(Dataset records)
"""

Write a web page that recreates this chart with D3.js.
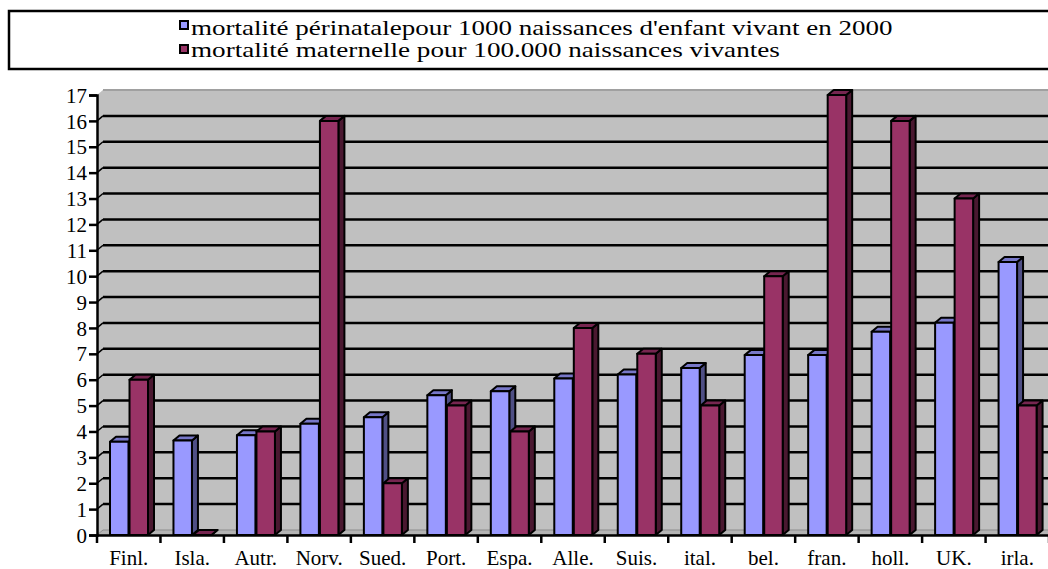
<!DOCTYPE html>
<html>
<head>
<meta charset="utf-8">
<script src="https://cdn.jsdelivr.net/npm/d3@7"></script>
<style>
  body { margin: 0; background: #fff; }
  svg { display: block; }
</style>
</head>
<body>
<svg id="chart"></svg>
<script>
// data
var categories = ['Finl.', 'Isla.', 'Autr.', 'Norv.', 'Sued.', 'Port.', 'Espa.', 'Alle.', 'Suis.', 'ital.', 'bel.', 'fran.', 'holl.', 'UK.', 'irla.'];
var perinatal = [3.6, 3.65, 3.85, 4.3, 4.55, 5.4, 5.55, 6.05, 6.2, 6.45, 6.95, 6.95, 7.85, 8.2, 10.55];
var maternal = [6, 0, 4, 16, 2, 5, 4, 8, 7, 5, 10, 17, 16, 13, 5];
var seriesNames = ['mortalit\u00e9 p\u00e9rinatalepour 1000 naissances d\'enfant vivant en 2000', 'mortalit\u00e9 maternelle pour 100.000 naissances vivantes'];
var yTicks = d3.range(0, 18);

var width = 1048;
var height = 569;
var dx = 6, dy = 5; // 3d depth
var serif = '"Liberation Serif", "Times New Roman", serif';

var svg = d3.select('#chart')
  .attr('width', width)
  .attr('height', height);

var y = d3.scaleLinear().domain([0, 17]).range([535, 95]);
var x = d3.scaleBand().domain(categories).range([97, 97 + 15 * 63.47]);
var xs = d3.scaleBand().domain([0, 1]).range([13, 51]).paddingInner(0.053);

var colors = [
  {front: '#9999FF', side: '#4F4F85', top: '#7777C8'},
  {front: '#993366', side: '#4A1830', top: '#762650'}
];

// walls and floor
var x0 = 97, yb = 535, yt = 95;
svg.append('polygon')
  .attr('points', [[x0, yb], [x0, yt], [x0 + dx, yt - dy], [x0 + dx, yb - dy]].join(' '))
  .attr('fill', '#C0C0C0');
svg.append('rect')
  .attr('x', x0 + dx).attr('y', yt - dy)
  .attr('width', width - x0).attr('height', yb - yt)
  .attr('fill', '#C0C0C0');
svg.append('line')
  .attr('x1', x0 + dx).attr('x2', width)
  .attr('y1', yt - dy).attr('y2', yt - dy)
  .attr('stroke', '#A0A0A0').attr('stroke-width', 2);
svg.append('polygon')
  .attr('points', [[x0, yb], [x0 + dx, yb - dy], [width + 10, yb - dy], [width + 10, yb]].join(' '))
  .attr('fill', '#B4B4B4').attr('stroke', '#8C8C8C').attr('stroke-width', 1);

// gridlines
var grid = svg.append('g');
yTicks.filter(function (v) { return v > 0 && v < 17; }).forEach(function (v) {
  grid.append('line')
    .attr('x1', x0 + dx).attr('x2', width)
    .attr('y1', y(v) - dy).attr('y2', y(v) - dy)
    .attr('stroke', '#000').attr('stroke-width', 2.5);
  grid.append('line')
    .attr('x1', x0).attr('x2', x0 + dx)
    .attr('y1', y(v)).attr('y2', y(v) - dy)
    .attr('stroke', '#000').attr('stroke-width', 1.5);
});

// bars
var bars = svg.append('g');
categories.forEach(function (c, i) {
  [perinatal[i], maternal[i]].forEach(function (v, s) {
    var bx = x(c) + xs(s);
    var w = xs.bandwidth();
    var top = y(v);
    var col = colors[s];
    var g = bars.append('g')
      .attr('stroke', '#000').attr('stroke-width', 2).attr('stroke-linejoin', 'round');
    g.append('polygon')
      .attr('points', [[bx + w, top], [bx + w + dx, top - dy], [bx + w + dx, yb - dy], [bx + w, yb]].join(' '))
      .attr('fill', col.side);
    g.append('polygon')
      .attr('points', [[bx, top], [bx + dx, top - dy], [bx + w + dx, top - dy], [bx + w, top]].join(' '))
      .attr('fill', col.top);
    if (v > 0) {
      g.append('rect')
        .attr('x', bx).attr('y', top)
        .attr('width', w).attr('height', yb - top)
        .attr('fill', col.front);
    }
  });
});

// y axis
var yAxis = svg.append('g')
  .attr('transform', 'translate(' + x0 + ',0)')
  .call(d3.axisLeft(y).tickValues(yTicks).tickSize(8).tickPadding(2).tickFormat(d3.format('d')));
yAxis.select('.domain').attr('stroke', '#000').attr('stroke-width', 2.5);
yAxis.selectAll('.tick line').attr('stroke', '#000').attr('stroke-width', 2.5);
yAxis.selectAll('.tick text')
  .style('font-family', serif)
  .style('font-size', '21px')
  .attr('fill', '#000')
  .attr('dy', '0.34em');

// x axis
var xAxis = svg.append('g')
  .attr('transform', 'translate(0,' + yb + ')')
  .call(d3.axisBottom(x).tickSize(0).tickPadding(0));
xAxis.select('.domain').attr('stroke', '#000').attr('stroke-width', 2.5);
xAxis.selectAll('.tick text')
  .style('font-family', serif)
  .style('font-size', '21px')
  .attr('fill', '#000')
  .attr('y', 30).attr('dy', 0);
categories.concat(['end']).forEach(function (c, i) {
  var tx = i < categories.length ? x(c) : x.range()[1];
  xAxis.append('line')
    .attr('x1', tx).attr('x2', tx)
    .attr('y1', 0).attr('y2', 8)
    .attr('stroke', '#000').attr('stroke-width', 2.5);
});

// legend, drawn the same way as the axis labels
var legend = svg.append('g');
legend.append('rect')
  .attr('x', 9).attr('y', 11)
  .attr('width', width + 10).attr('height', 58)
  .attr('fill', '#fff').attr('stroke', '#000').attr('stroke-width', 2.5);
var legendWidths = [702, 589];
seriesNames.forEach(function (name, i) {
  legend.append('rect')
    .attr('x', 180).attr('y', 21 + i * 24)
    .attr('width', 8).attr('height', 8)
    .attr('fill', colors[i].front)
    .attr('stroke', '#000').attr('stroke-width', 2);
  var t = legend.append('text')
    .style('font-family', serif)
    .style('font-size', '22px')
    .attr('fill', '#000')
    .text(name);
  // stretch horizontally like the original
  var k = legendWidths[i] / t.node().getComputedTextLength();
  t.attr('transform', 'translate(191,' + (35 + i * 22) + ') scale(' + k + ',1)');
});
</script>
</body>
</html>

"""
"""

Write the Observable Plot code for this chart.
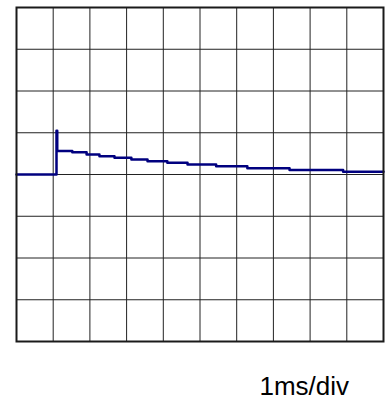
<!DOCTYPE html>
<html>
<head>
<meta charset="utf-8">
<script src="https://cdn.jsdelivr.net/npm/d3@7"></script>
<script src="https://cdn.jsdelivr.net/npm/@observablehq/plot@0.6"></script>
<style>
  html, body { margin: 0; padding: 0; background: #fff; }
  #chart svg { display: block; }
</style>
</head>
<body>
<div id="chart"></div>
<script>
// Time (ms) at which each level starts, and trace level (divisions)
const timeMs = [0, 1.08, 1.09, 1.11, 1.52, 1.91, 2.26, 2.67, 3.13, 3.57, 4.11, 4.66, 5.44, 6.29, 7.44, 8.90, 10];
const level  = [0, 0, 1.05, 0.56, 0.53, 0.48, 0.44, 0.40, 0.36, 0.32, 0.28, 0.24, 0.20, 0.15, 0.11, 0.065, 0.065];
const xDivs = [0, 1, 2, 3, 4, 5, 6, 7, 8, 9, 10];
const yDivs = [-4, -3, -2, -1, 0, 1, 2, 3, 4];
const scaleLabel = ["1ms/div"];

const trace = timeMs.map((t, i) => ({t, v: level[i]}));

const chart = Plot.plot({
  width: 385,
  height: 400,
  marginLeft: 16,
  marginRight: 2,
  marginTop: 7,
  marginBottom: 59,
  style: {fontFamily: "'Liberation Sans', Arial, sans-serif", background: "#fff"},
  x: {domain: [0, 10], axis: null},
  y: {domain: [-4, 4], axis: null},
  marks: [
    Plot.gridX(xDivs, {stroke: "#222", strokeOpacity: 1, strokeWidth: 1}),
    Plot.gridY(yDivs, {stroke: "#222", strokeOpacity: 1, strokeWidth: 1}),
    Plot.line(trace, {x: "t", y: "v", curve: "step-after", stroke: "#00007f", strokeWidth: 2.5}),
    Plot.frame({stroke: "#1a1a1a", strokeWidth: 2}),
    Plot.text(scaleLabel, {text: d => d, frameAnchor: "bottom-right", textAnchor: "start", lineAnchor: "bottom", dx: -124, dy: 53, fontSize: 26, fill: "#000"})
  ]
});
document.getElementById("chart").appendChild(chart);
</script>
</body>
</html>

"""

The task
Omit all pictures, and reproduce exactly the lines from the one holding "Write the Observable" through the one holding "const trace = timeMs.map((t, i)", both included.

In response
Write the Observable Plot code for this chart.
<!DOCTYPE html>
<html>
<head>
<meta charset="utf-8">
<script src="https://cdn.jsdelivr.net/npm/d3@7"></script>
<script src="https://cdn.jsdelivr.net/npm/@observablehq/plot@0.6"></script>
<style>
  html, body { margin: 0; padding: 0; background: #fff; }
  #chart svg { display: block; }
</style>
</head>
<body>
<div id="chart"></div>
<script>
// Time (ms) at which each level starts, and trace level (divisions)
const timeMs = [0, 1.08, 1.09, 1.11, 1.52, 1.91, 2.26, 2.67, 3.13, 3.57, 4.11, 4.66, 5.44, 6.29, 7.44, 8.90, 10];
const level  = [0, 0, 1.05, 0.56, 0.53, 0.48, 0.44, 0.40, 0.36, 0.32, 0.28, 0.24, 0.20, 0.15, 0.11, 0.065, 0.065];
const xDivs = [0, 1, 2, 3, 4, 5, 6, 7, 8, 9, 10];
const yDivs = [-4, -3, -2, -1, 0, 1, 2, 3, 4];
const scaleLabel = ["1ms/div"];

const trace = timeMs.map((t, i) => ({t, v: level[i]}));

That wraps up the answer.